Halloween Postmortem

For part one of this two-part series on Halloween, go to The Halloween Grinch.

When I got up the morning after Halloween, nine-year-old E was in the bathroom. I cheerfully sang out, "Good morning!" and heard back, in a low growl: "Who ate the skittles?" And then: "I know exactly how many pieces of candy I have, Mom."

Apparently there was an empty candy bag in the trash can - a bag from which he had not partaken. Within minutes, before 7 AM, he was agitating for sugar. "Skittles have real fruit juice in them, you know," E said authoritatively. Then four-year-old P started crying because she wanted to take candy to school.

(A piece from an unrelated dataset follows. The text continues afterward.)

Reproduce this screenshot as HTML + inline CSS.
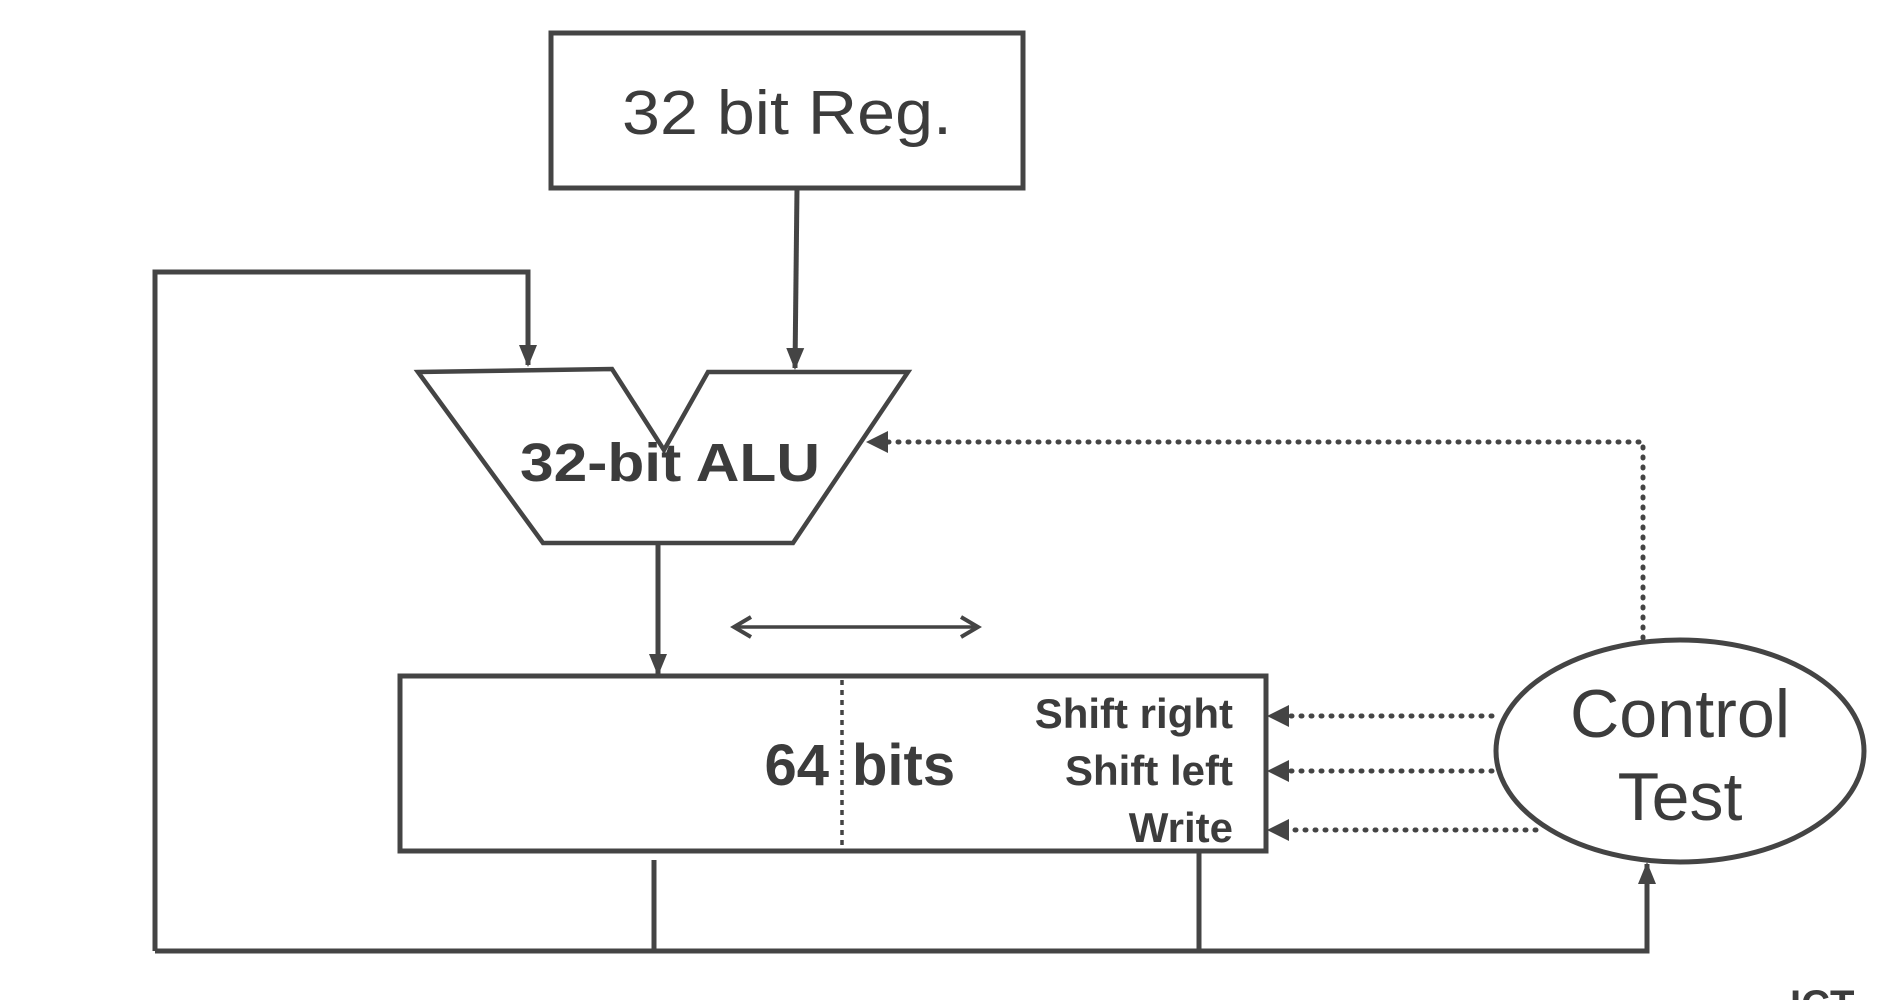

Lots of candy.

Let the games begin!

The troubles had obviously started the night before, when the dad in our little trick-or-treating group taught his own adorable four-year-old daughter to say, "Trick or treat, smell my feet," which led to a talk with P about how different families have different rules. It also wasn't that much fun to have two girls - and only one flashlight. And it was downright awkward when the neighbors set up a beautiful outdoor theater showing Young Frankenstein, yelled out a number of times that everyone was welcome to come, and then nobody did. "If you go over there," BD warned, "you can't leave until it's over." That was spooky.

Still, even I have to admit that seeing my four-year-old farmer with pigtails, overalls, and a black mustache that got partially licked off during dinner just about did me in.

Best of all, both my kids did, in the end, offer me candy. The kinds they don't like, but still. I took it as a sign, like a sickly weed growing up between cracks in the cement. Growing toward the sun.

Recipe for Disaster
Take children trick-or-treating. Let them acquire way too much candy. Dream of the day that the fighting will end.